Вот со всей этой подготовкой я приехал в Польшу. Сразу тепло принятый и публикой, и прессой, я пришёл в себя, вздохнул полной грудью в родственной нам славянской стране.
Конечно, писать о своих успехах неудобно, и звучит это всегда как-то по-актерски провинциально, но все же я должен сказать, что принимали меня поляки, что называется, по-царски.
Я приезжал в Польшу несколько лет подряд. Я объехал с концертами почти всю страну. Варшаву, Лодзь, Краков, Познань, Львов, Белосток, Пинск и десятки больших и маленьких городов я объезжал по два-три раза и везде встречал восторженное отношение к своему искусству.
Помню, как один из моих новых польских знакомых с горечью говорил мне:
— Вот видите, пан Вертинский, на концерты наших польских артистов они (то есть публика) так не ходят. А почему?..
Чтобы утешить его, я говорил ему, что когда польские артисты приезжали в Питер или Москву, то билеты также невозможно было достать, и конная полиция разгоняла народ. После того как я написал свою «Пани Ирену», меня окончательно признали.
Влияние России, как старшей славянской сестры, всегда было в Польше огромным. Какие бы счёты у поляков ни были с царской властью, все равно в глубине души почти все они любили Россию.
Я помню, как одна польская дама сказала мне:
— Вот видите — у меня на пальце кольцо. Это медальон с портретом Костюшко. Я ношу его всю жизнь. И я польская патриотка, понимаете? И всё-таки, когда я слышу русскую речь, русскую поэзию, русскую музыку, русское пение, я готова плакать от восторга.
Лучшие польские актёры — Стемповский, Антон Фертнер, Цвиклинская, Вальтер, Майдрович, Смосарская, Щавинский — приходили ко мне за кулисы с дружеским, товарищеским приветом. Молодые польские литераторы — Лехонь, Слонимский, Тувим и другие — приняли меня в своё общество и часто в Старой Земянской кавярне, где собирались они ежедневно, у них наворачивались слезы на глаза, когда я читал им Ахматову, Блока, Анненского.
Единственная оппозиция, которую я встретил в Польше, шла от русских эмигрантов.
В савинковской газете «За свободу» Дмитрий Философов, даже не посетив ни одного моего концерта, «покрыл» меня худым словом. Но русская и польская молодёжь, работавшая в этой же газете, горячо заступилась за меня. Началась полемика. Молодёжь напирала. Через месяц Философов, вынужденный сдаться, недоуменно спрашивал:
— В чем же дело, господа?
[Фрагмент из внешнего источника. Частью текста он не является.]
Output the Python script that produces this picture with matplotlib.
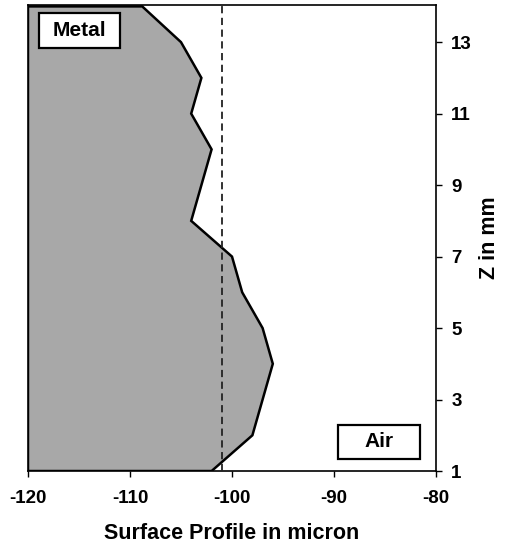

Когда большевики посадили в тюрьму патриарха Тихона, все молчали. А когда я осмелился тронуть Вертинского — так подняли такой шум, как будто я оскорбил их в самых лучших чувствах!..
Так оно и было.
Потому что я был с «ними». С теми, кому больно, кому тяжело, кто любит родину и тоскует по ней. Я был с массой. С толпой. Один из умнейших и культурнейших критиков моих, известный писатель-философ Всеволод Иванов, писал обо мне в Шанхае: «Толпа всегда умна, а Вертинский всегда с толпой — поэтому вместе с ней умен и Вертинский».
Да, моё искусство было отражением моей эпохи. Я был микрофоном её. Я каким-то чутьём отгадывал самое главное, то, что у всех на уме, — её затаённые мысли, её желания, верованья. Часто задолго вперёд. И когда меня ругали за упаднические настроения, то вина была не во мне, а в эпохе. С этих настроений и началось моё творчество. Меня корили ими очень долго разные мелкие и крупные журналисты ещё тогда, в предреволюционной Москве, и ругали меня до тех пор, пока не пришёл однажды «большой человек» Влас Дорошевич и не написал чёрным по белому в большой газете того времени — «Русском слове»: «Те упрёки, которые бросают Вертинскому, относятся не к нему, а к его слушателям. Вертинский — только зеркало своей эпохи. И нечего пенять на зеркало, коли рожа крива».
Итак, моя «оппозиция» в Польше проиграла.
А поляки вообще недоумевали. За что меня ругает русская газета, если я такой единственный в своём роде русский артист и к тому же их соотечественник? Приходилось долго объяснять, что такое зсэры савинковского лагеря, их отношение к СССР вообще и ко мне, подчёркивающему свои чувства к Союзу, в частности.